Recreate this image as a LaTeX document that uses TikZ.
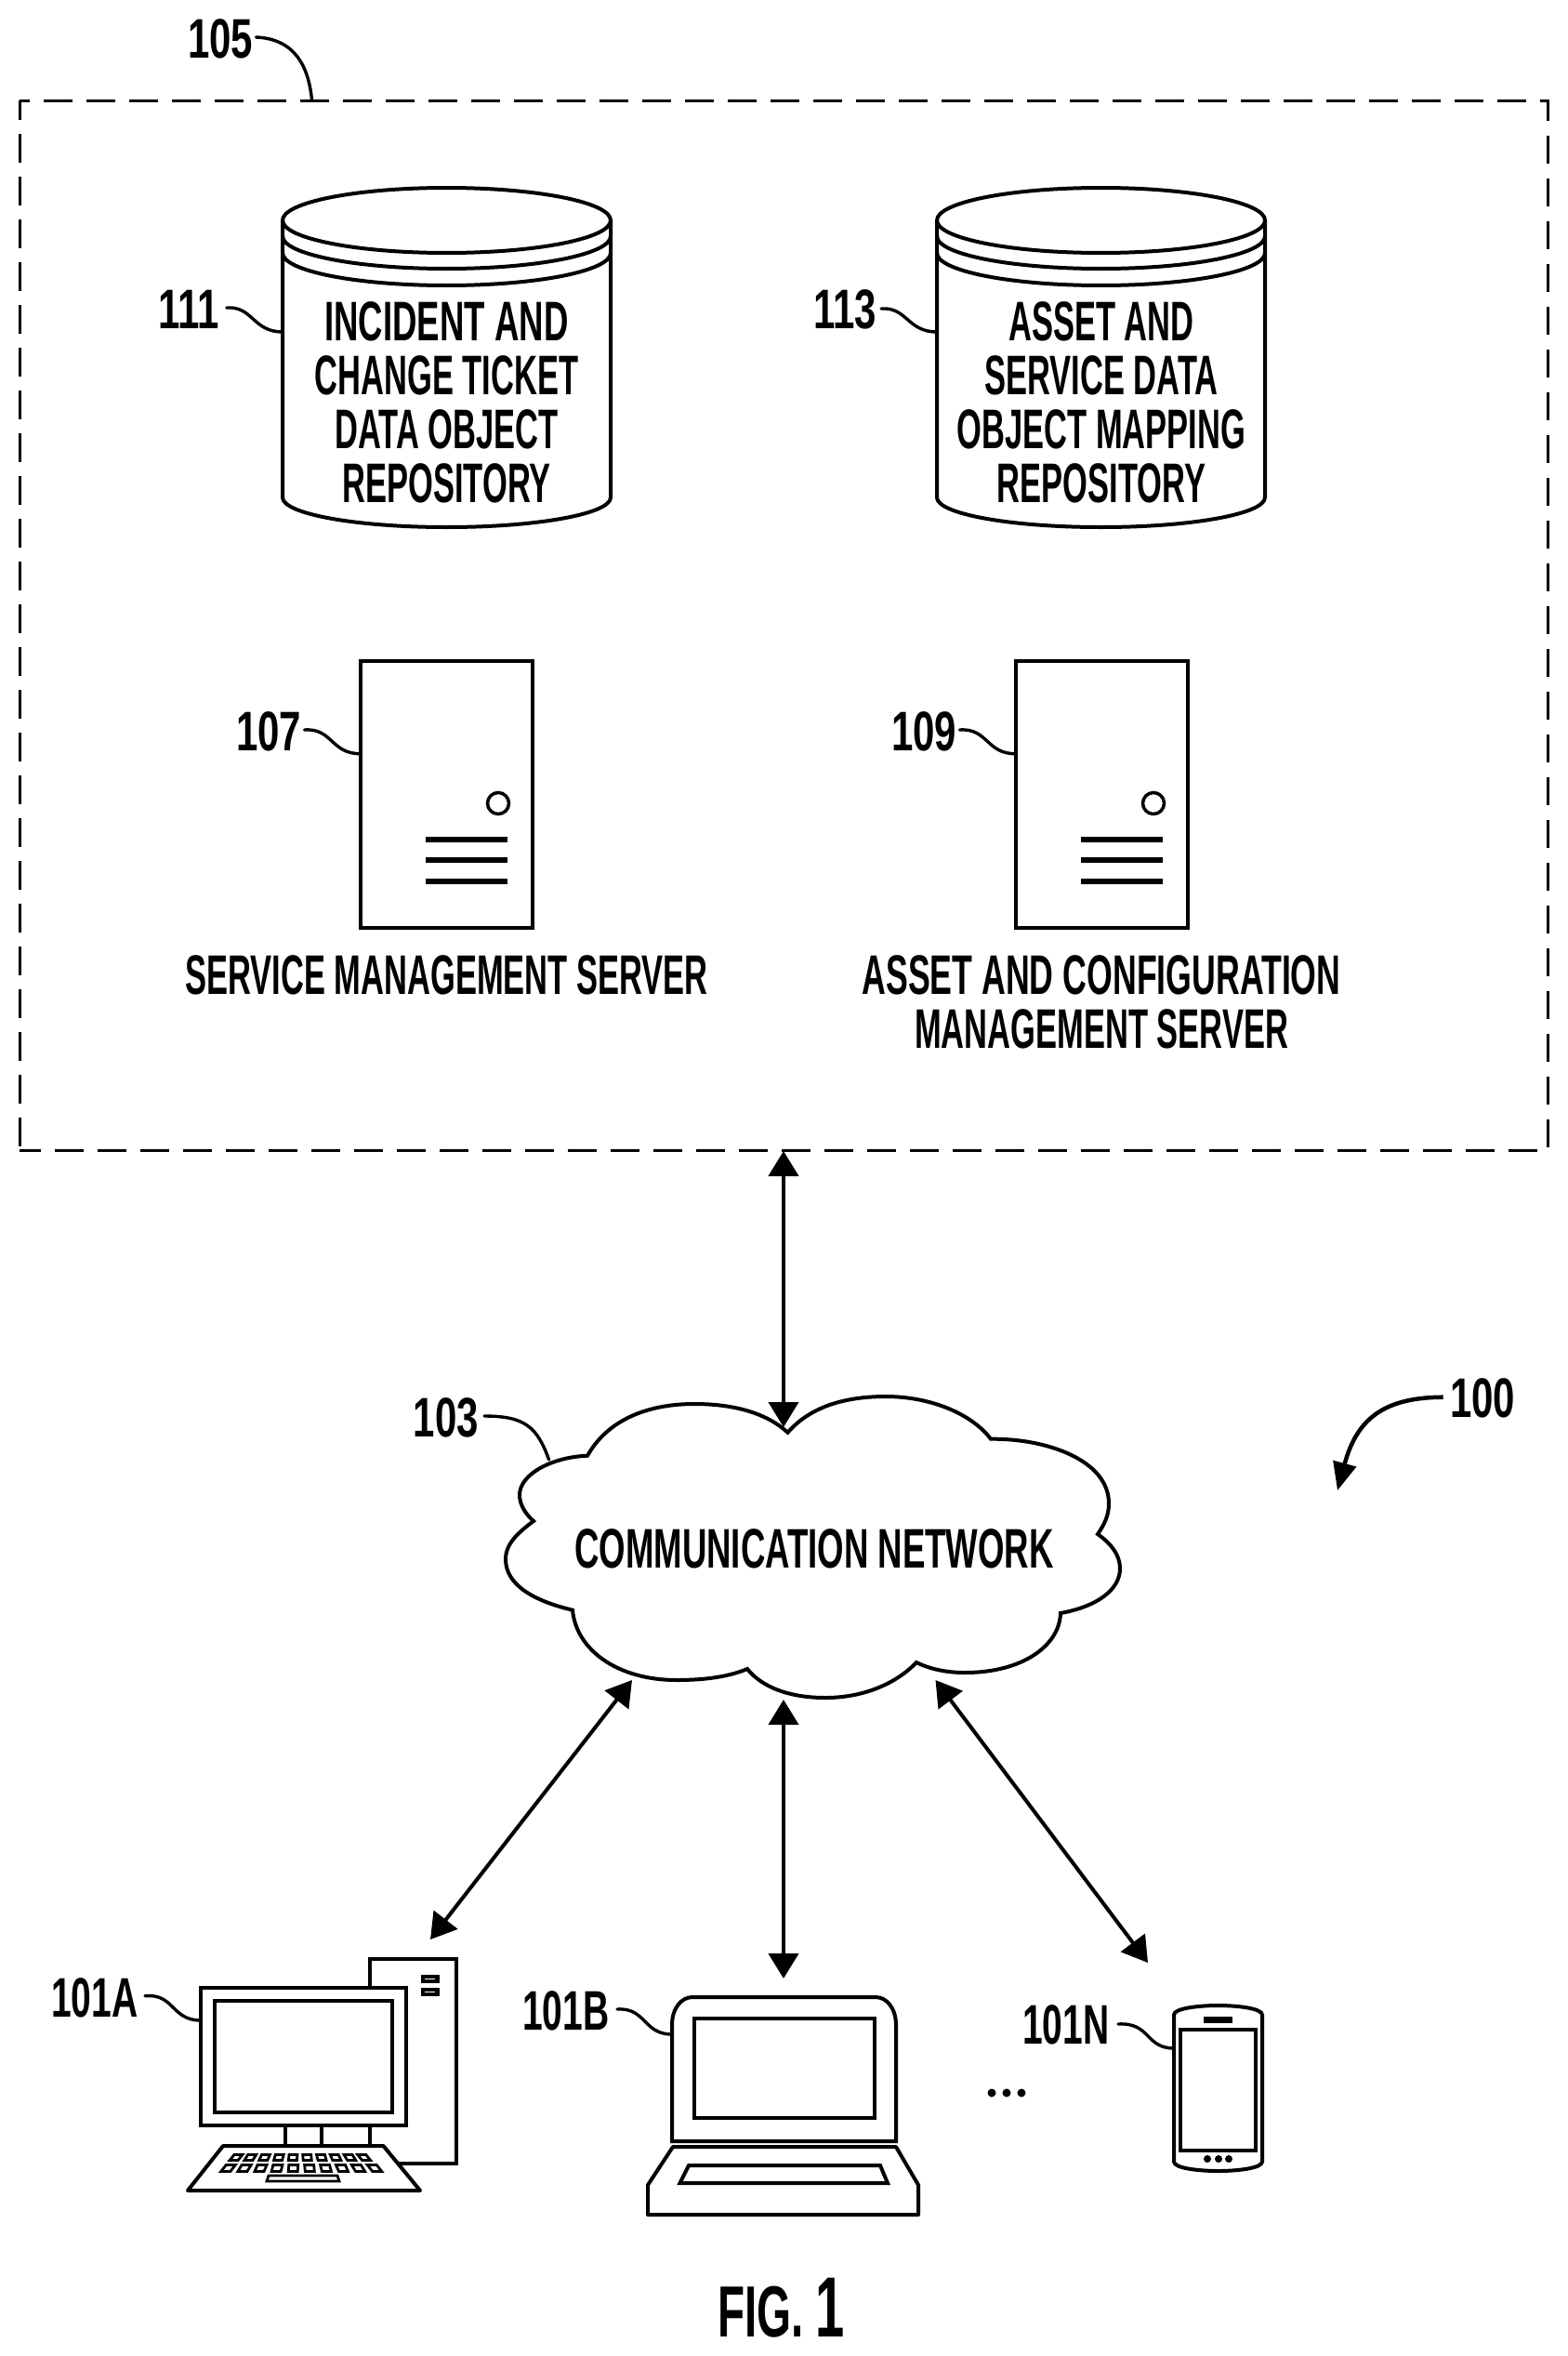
\documentclass[tikz,border=0pt]{standalone}
\usepackage{fontspec}
\usetikzlibrary{arrows.meta}
\newfontfamily\lblfont[FakeStretch=0.61]{Liberation Sans}
\newfontfamily\lblnarrow[FakeStretch=0.575]{Liberation Sans}
\newfontfamily\lblmid[FakeStretch=0.595]{Liberation Sans}
\newfontfamily\numfont[FakeStretch=0.70]{Liberation Sans}
\newfontfamily\numfontb[FakeStretch=0.65]{Liberation Sans}
\tikzset{
  x=1pt,y=-1pt,
  ln/.style={line width=4pt,line join=miter},
  dbl/.style={line width=4pt,{Triangle[length=27pt,width=32pt]}-{Triangle[length=27pt,width=32pt]}},
  leader/.style={line width=3.4pt,line cap=round},
  num/.style={font=\numfont\bfseries\fontsize{60}{60}\selectfont,inner sep=0pt,anchor=base west},
  numb/.style={font=\numfontb\bfseries\fontsize{60}{60}\selectfont,inner sep=0pt,anchor=base west},
  txt/.style={font=\lblnarrow\bfseries\fontsize{60}{58}\selectfont,inner sep=0pt,align=center},
  txtb/.style={font=\lblnarrow\bfseries\fontsize{60}{58}\selectfont,inner sep=0pt,anchor=base},
  bar/.style={line width=6pt},
  keycap/.style={line width=2.8pt,line join=miter},
  boxdash/.style={line width=3.2pt,dash pattern=on 30.5pt off 15.5pt},
}
\begin{document}
\begin{tikzpicture}
\useasboundingbox (0,0) rectangle (1686,2534);
\fill[white] (0,0) rectangle (1686,2534);

% outer dashed box
\node[inner sep=0pt,minimum width=1644pt,minimum height=1129pt] (box) at (843.5,673) {};
\draw[boxdash,dash phase=20pt] (box.north west) -- (box.north east) -- (box.south east) -- (box.south west);
\draw[boxdash,dash phase=10pt] (box.north west) -- (box.south west);
\node[num] (n105) at (202,63) {105};
\coordinate (l105a) at (275.5,40);
\coordinate (l105b) at (335.6,108);
\draw[leader] (l105a) .. controls (318,42) and (332,72) .. (l105b);

% cylinders
\foreach \cx/\nm in {480.5/a,1184.5/b}{
  \draw[ln] (\cx-176.5,237) -- (\cx-176.5,535) arc[start angle=180,end angle=0,x radius=176.5,y radius=32] -- (\cx+176.5,237);
  \draw[ln] (\cx,237) ellipse[x radius=176.5,y radius=35];
  \draw[ln] (\cx-176.5,254) arc[start angle=180,end angle=0,x radius=176.5,y radius=35];
  \draw[ln] (\cx-176.5,272) arc[start angle=180,end angle=0,x radius=176.5,y radius=35];
}
\node[txt] (t111) at (480.5,433) {{\lblfont\bfseries INCIDENT AND}\\CHANGE TICKET\\DATA OBJECT\\REPOSITORY};
\node[txt] (t113) at (1185,433) {ASSET AND\\SERVICE DATA\\OBJECT MAPPING\\REPOSITORY};
\node[num] (n111) at (170,353) {111};
\node[num] (n113) at (875,353) {113};
\coordinate (l111a) at (243.8,331); \coordinate (l111b) at (304,357);
\coordinate (l113a) at (948,332); \coordinate (l113b) at (1008,357);
\draw[leader] (l111a) .. controls (272,329) and (272,357) .. (l111b);
\draw[leader] (l113a) .. controls (976,330) and (976,357) .. (l113b);

% servers
\foreach \dx in {0,705}{
  \begin{scope}[xshift=\dx pt]
  \draw[ln] (388,711) rectangle (573,998);
  \draw[line width=3.5pt] (536,864) circle[radius=11.5];
  \draw[bar] (458,903) -- (545.5,903);
  \draw[bar] (458,925) -- (545.5,925);
  \draw[bar] (458,948) -- (545.5,948);
  \end{scope}
}
\node[num] (n107) at (254,807) {107};
\node[num] (n109) at (959,807) {109};
\coordinate (l107a) at (327.5,785); \coordinate (l107b) at (388,810.7);
\coordinate (l109a) at (1032.5,785); \coordinate (l109b) at (1093,810.7);
\draw[leader] (l107a) .. controls (358,783) and (356,811) .. (l107b);
\draw[leader] (l109a) .. controls (1063,783) and (1061,811) .. (l109b);
\node[txtb] (tsm) at (480.5,1069) {SERVICE MANAGEMENT SERVER};
\node[txt] (tac) at (1185,1078) {{\lblmid\bfseries ASSET AND CONFIGURATION}\\MANAGEMENT SERVER};

% cloud
\draw[ln,line join=miter]
 (632,1565.7) .. controls (655,1525) and (700,1510) .. (747,1510)
 .. controls (790,1510) and (825,1520) .. (847.5,1540.7)
 .. controls (870,1515) and (905,1502) .. (953,1502)
 .. controls (1000,1502) and (1045,1520) .. (1066,1547.7)
 .. controls (1125,1547) and (1193,1570) .. (1193,1617)
 .. controls (1193,1630) and (1188,1640) .. (1181,1650)
 .. controls (1195,1660) and (1205,1672) .. (1205,1687)
 .. controls (1205,1710) and (1180,1728) .. (1141,1735)
 .. controls (1140,1770) and (1100,1799) .. (1038,1799)
 .. controls (1018,1799) and (1000,1795) .. (986,1788)
 .. controls (965,1810) and (930,1826) .. (888,1826)
 .. controls (850,1826) and (820,1815) .. (804,1795)
 .. controls (785,1803) and (760,1807) .. (728,1807)
 .. controls (665,1807) and (620,1775) .. (616,1731.7)
 .. controls (575,1722) and (544,1705) .. (544,1677)
 .. controls (544,1660) and (558,1648) .. (574,1636)
 .. controls (565,1628) and (559,1618) .. (559,1608)
 .. controls (559,1585) and (595,1567) .. (632,1565.7) -- cycle;
\node[txtb,font=\lblfont\bfseries\fontsize{60}{58}\selectfont] (tcn) at (876,1686) {COMMUNICATION NETWORK};
\node[num,anchor=base east] (n103) at (515,1545) {103};
\coordinate (l103a) at (521,1523); \coordinate (l103b) at (590.6,1570);
\draw[leader] (l103a) .. controls (565,1523) and (578,1535) .. (l103b);

% connector ends
\coordinate (u0) at (843,1238);
\coordinate (u1) at (843,1535);
\coordinate (c1) at (680,1807);
\coordinate (c2) at (843,1828);
\coordinate (c3) at (1006.5,1807);
\coordinate (d1) at (463,2086);
\coordinate (d2) at (843,2128);
\coordinate (d3) at (1235,2111);
\draw[dbl] (u0) -- (u1);
\draw[dbl] (c1) -- (d1);
\draw[dbl] (c2) -- (d2);
\draw[dbl] (c3) -- (d3);

% 100
\node[num] (n100) at (1560,1524) {100};
\coordinate (l100a) at (1552.7,1502.7);
\coordinate (l100b) at (1439,1603);
\draw[line width=4.5pt,-{Triangle[length=30pt,width=25pt]}] (l100a) .. controls (1490,1503) and (1460,1525) .. (l100b);

% desktop
\draw[ln] (398,2107) rectangle (491,2327);
\fill (452.5,2124) rectangle (473,2133);
\fill (452.5,2138) rectangle (473,2147);
\draw[white,line width=1.5pt] (457,2128.5) -- (468,2128.5);
\draw[white,line width=1.5pt] (457,2142.5) -- (468,2142.5);
\draw[ln,fill=white] (216,2138) rectangle (436.5,2286);
\draw[ln] (231,2152) rectangle (421.5,2272);
\draw[ln] (307,2286) -- (307,2308);
\draw[ln] (346,2286) -- (346,2308);
\draw[ln] (398,2286) -- (398,2308);
\draw[ln,fill=white,line join=round] (240,2308) -- (412.5,2308) -- (452,2356) -- (202,2356) -- cycle;
\foreach \i in {0,...,9}{
  \pgfmathsetmacro{\xa}{254+\i*15.3}
  \pgfmathsetmacro{\sa}{(\xa-323)*0.035}
  \draw[keycap] (\xa-4.5-\sa,2317.5) -- (\xa+4.5-\sa,2317.5) -- (\xa+4.5+\sa,2323.5) -- (\xa-4.5+\sa,2323.5) -- cycle;
  \pgfmathsetmacro{\xb}{245.5+\i*17.5}
  \pgfmathsetmacro{\sb}{(\xb-324)*0.035}
  \draw[keycap] (\xb-5-\sb,2328.5) -- (\xb+5-\sb,2328.5) -- (\xb+5+\sb,2335.5) -- (\xb-5+\sb,2335.5) -- cycle;
}
\draw[keycap] (289,2340) -- (363,2340) -- (365,2346) -- (287,2346) -- cycle;
\node[numb] (n101a) at (55,2169) {101A};
\coordinate (l101a) at (156,2146.7); \coordinate (l101b) at (216,2173);
\draw[leader] (l101a) .. controls (188,2144) and (184,2173) .. (l101b);

% laptop
\draw[ln] (723,2303) -- (723,2178) .. controls (723,2160) and (733,2148) .. (745,2148) -- (942,2148) .. controls (954,2148) and (964,2160) .. (964,2178) -- (964,2303) -- cycle;
\draw[ln] (747,2171) rectangle (941,2278);
\draw[ln,line join=round] (724,2309) -- (964,2309) -- (988,2350) -- (988,2382) -- (697,2382) -- (697,2350) -- cycle;
\draw[ln] (741,2329) -- (947,2329) -- (955,2348) -- (731.5,2348) -- cycle;
\node[numb] (n101b) at (562,2183) {101B};
\coordinate (l101c) at (664,2161); \coordinate (l101d) at (723,2188);
\draw[leader] (l101c) .. controls (695,2159) and (692,2188) .. (l101d);

% ellipsis
\fill (1067,2251) circle[radius=4.5];
\fill (1083,2251) circle[radius=4.5];
\fill (1099,2251) circle[radius=4.5];

% phone
\draw[ln] (1263,2167) .. controls (1263,2160) and (1290,2157) .. (1310.5,2157) .. controls (1331,2157) and (1358,2160) .. (1358,2167) -- (1358,2325) .. controls (1358,2332) and (1331,2335) .. (1310.5,2335) .. controls (1290,2335) and (1263,2332) .. (1263,2325) -- cycle;
\draw[ln] (1270,2183) rectangle (1351,2313);
\fill (1295,2169) rectangle (1326,2176);
\fill (1299,2322) circle[radius=4];
\fill (1311,2322) circle[radius=4];
\fill (1322,2322) circle[radius=4];
\node[numb] (n101n) at (1100,2198) {101N};
\coordinate (l101e) at (1203,2177); \coordinate (l101f) at (1263,2203);
\draw[leader] (l101e) .. controls (1238,2175) and (1232,2203) .. (l101f);

% caption
\node[font=\lblfont\bfseries\fontsize{78}{78}\selectfont,inner sep=0pt,anchor=base west] (fig) at (772,2513) {FIG. {\fontsize{92}{92}\selectfont 1}};
\end{tikzpicture}
\end{document}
::::::::::
Reproduce the material above exactly, first line through the line that contains "(332,72) .. (l105b);", minus the pictures.

Recreate this image as a LaTeX document that uses TikZ.
\documentclass[tikz,border=0pt]{standalone}
\usepackage{fontspec}
\usetikzlibrary{arrows.meta}
\newfontfamily\lblfont[FakeStretch=0.61]{Liberation Sans}
\newfontfamily\lblnarrow[FakeStretch=0.575]{Liberation Sans}
\newfontfamily\lblmid[FakeStretch=0.595]{Liberation Sans}
\newfontfamily\numfont[FakeStretch=0.70]{Liberation Sans}
\newfontfamily\numfontb[FakeStretch=0.65]{Liberation Sans}
\tikzset{
  x=1pt,y=-1pt,
  ln/.style={line width=4pt,line join=miter},
  dbl/.style={line width=4pt,{Triangle[length=27pt,width=32pt]}-{Triangle[length=27pt,width=32pt]}},
  leader/.style={line width=3.4pt,line cap=round},
  num/.style={font=\numfont\bfseries\fontsize{60}{60}\selectfont,inner sep=0pt,anchor=base west},
  numb/.style={font=\numfontb\bfseries\fontsize{60}{60}\selectfont,inner sep=0pt,anchor=base west},
  txt/.style={font=\lblnarrow\bfseries\fontsize{60}{58}\selectfont,inner sep=0pt,align=center},
  txtb/.style={font=\lblnarrow\bfseries\fontsize{60}{58}\selectfont,inner sep=0pt,anchor=base},
  bar/.style={line width=6pt},
  keycap/.style={line width=2.8pt,line join=miter},
  boxdash/.style={line width=3.2pt,dash pattern=on 30.5pt off 15.5pt},
}
\begin{document}
\begin{tikzpicture}
\useasboundingbox (0,0) rectangle (1686,2534);
\fill[white] (0,0) rectangle (1686,2534);

% outer dashed box
\node[inner sep=0pt,minimum width=1644pt,minimum height=1129pt] (box) at (843.5,673) {};
\draw[boxdash,dash phase=20pt] (box.north west) -- (box.north east) -- (box.south east) -- (box.south west);
\draw[boxdash,dash phase=10pt] (box.north west) -- (box.south west);
\node[num] (n105) at (202,63) {105};
\coordinate (l105a) at (275.5,40);
\coordinate (l105b) at (335.6,108);
\draw[leader] (l105a) .. controls (318,42) and (332,72) .. (l105b);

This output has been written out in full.